L’euphorie israélienne pourrait être de courte durée
Le 3 octobre, le gouvernement de M. Netanayou a assassiné le cousin de Nasrallah, Hachem Safieddine, largement pressenti pour lui succéder, ainsi que « le remplaçant de son remplaçant » (selon les termes du premier ministre). Des dizaines de milliers de civils libanais — dont de nombreux réfugiés syriens — traversent désormais la frontière avec la Syrie. On verra bientôt circuler sur TikTok les vidéos des soldats israéliens célébrant la destruction de villages entiers et d’immeubles d’habitation au Liban sud, dans la plaine de la Bekaa, dans la banlieue sud de Beyrouth, et maintenant au centre même de la capitale libanaise, où vingt-deux personnes ont été tuées le 10 octobre lors d’un bombardement visant un dirigeant du Hezbollah. L’anniversaire du 7-Octobre a donné lieu à une vague de commémorations en Israël ; à l’expression du chagrin national des Juifs israéliens viennent se mêler le plaisir de la vengeance et celui de goûter de nouveau le pouvoir de « dissuasion » de leur pays.

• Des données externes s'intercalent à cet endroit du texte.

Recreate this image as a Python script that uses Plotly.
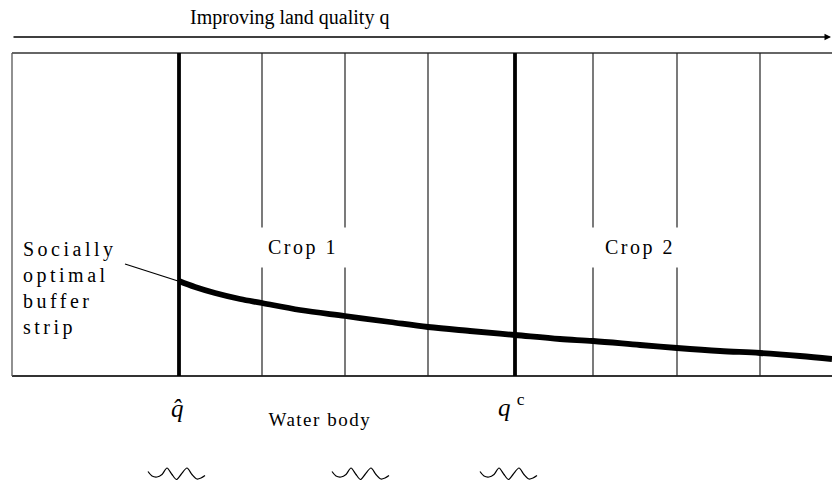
import plotly.graph_objects as go

# ---- data (diagram units: x = land quality position, y = vertical position, top-down) ----
box_left = 12
box_right = 832
box_top = 53
box_bottom = 376
arrow_y = 37

regime_boundaries = [179, 515]          # q-hat and q^c
strip_boundaries = [262, 345, 428, 593, 677, 760]

buffer_q = [179, 195, 215, 240, 262, 300, 345, 390, 428, 470, 515, 560, 593, 640, 677, 720, 760, 800, 832]
buffer_y = [281, 287, 293, 299, 303, 310, 316, 322, 327, 331, 335, 339, 341, 345, 348, 351, 353, 356, 359]

leader_x = [125, 178]
leader_y = [264, 281]

wave_starts = [148, 332, 480]
wave_dx = [0, 4, 9, 14, 19, 24, 28.5, 33, 39, 44, 49, 53, 57]
wave_dy = [3.5, 8, 9, 6.5, 0, 6.5, 11.5, 6.5, 0, 6.5, 11, 10, 7.5]
wave_top = 468

FONT = "Liberation Serif, Times New Roman, Times, serif"

fig = go.Figure()

fig.add_trace(go.Scatter(x=buffer_q, y=buffer_y, mode="lines",
                         line=dict(color="black", width=5.8, shape="spline"),
                         hoverinfo="skip", showlegend=False))
fig.add_trace(go.Scatter(x=leader_x, y=leader_y, mode="lines",
                         line=dict(color="black", width=1.3),
                         hoverinfo="skip", showlegend=False))
for s in wave_starts:
    fig.add_trace(go.Scatter(x=[s + d for d in wave_dx], y=[wave_top + d for d in wave_dy],
                             mode="lines", line=dict(color="black", width=1.2, shape="spline", smoothing=0.8),
                             hoverinfo="skip", showlegend=False))

shapes = []
shapes.append(dict(type="line", x0=box_left, x1=box_right, y0=box_top, y1=box_top,
                   line=dict(color="#333", width=1.3), layer="below"))
shapes.append(dict(type="line", x0=box_left, x1=box_right, y0=box_bottom, y1=box_bottom,
                   line=dict(color="#333", width=1.8), layer="below"))
shapes.append(dict(type="line", x0=box_left, x1=box_left, y0=box_top, y1=box_bottom,
                   line=dict(color="#555", width=1.3), layer="below"))
for xv in strip_boundaries:
    shapes.append(dict(type="line", x0=xv, x1=xv, y0=box_top, y1=box_bottom,
                       line=dict(color="#222", width=1.2), layer="below"))
for xv in regime_boundaries:
    shapes.append(dict(type="line", x0=xv, x1=xv, y0=box_top, y1=box_bottom,
                       line=dict(color="black", width=3.8), layer="below"))

annotations = []
annotations.append(dict(x=831, y=arrow_y, ax=box_left, ay=arrow_y, xref="x", yref="y",
                        axref="x", ayref="y", text="", showarrow=True,
                        arrowhead=2, arrowsize=1, arrowwidth=1.3, arrowcolor="black"))
annotations.append(dict(x=289, y=17, xref="x", yref="y", text="Improving land quality q",
                        showarrow=False, font=dict(family=FONT, size=20, color="black")))
for label, cx in [("Crop 1", 303), ("Crop 2", 640)]:
    annotations.append(dict(x=cx, y=247, xref="x", yref="y", text=label, showarrow=False,
                            bgcolor="white", width=96, height=37,
                            font=dict(family=FONT, size=20, color="black")))
annotations.append(dict(x=21, y=288, xref="x", yref="y", xanchor="left", align="left",
                        text="Socially<br>optimal<br>buffer<br>strip", showarrow=False,
                        font=dict(family=FONT, size=20, color="black")))
annotations.append(dict(x=177, y=408, xref="x", yref="y", text="<i>q\u0302</i>", showarrow=False,
                        font=dict(family=FONT, size=25, color="black")))
annotations.append(dict(x=511, y=405, xref="x", yref="y", text="<i>q</i> <sup>c</sup>", showarrow=False,
                        font=dict(family=FONT, size=25, color="black")))
annotations.append(dict(x=320, y=419, xref="x", yref="y", text="Water body", showarrow=False,
                        font=dict(family=FONT, size=19, color="black")))

fig.update_layout(
    width=832, height=501,
    margin=dict(l=0, r=0, t=0, b=0),
    paper_bgcolor="white", plot_bgcolor="white",
    xaxis=dict(range=[0, 832], visible=False, fixedrange=True),
    yaxis=dict(range=[501, 0], visible=False, fixedrange=True),
    shapes=shapes, annotations=annotations, showlegend=False,
)

post = """
document.body.style.margin = '0';
document.body.style.overflow = 'hidden';
document.querySelectorAll('text.annotation-text').forEach(function(t){
  var s = t.getAttribute('data-unformatted') || '';
  if (s.indexOf('Crop') === 0) t.style.letterSpacing = '2.5px';
  if (s.indexOf('Socially') === 0) t.style.letterSpacing = '3.5px';
  if (s.indexOf('Water') === 0) t.style.letterSpacing = '1.5px';
});
"""
fig.write_html("out.html", post_script=post, config={"displayModeBar": False, "staticPlot": True})
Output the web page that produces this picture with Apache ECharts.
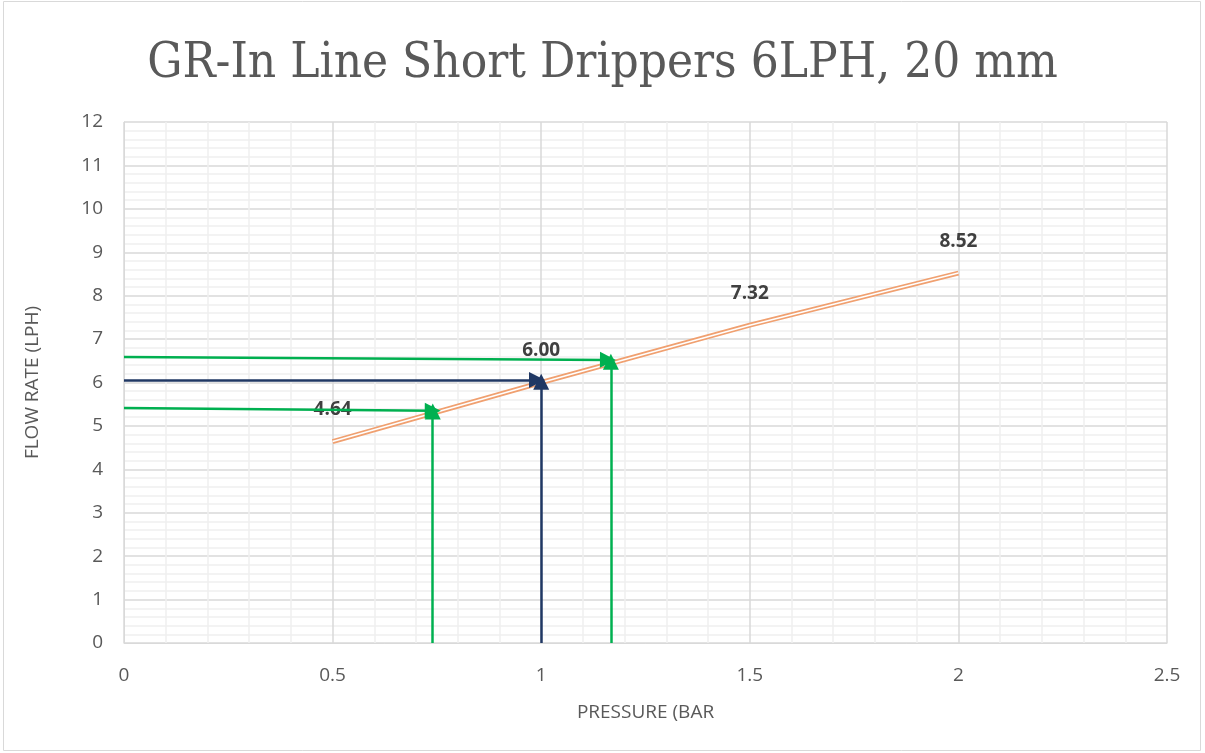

L’euphorie pourrait toutefois être de courte durée. On se dirige en effet de plus en plus vers une guerre d’usure tant au Liban qu’à Gaza, où les combattants du Hamas continuent de défier les forces israéliennes. Comme d’autres fronts secondaires ouverts en période de relative stagnation d’un conflit — le bombardement français de la Tunisie en 1958, le bombardement américain du Cambodge en 1969-1970 —, l’offensive contre le Liban n’apportera probablement qu’une consolation éphémère. Le Hezbollah se reconstruira lentement, et ses cadres assassinés seront remplacés par une nouvelle génération de dirigeants tout aussi radicalisés, qui n’auront pas oublié les ravages provoqués par Israël au Liban — les cadavres, les victimes mutilées et l’exode causés par l’une des campagnes de bombardements les plus intensives du XXIe siècle. La mort de Nasrallah est un revers tout aussi humiliant pour son mouvement que le fut la défaite de Nasser en 1967 pour la cause arabe. Mais rien ne nourrit la résistance comme l’humiliation.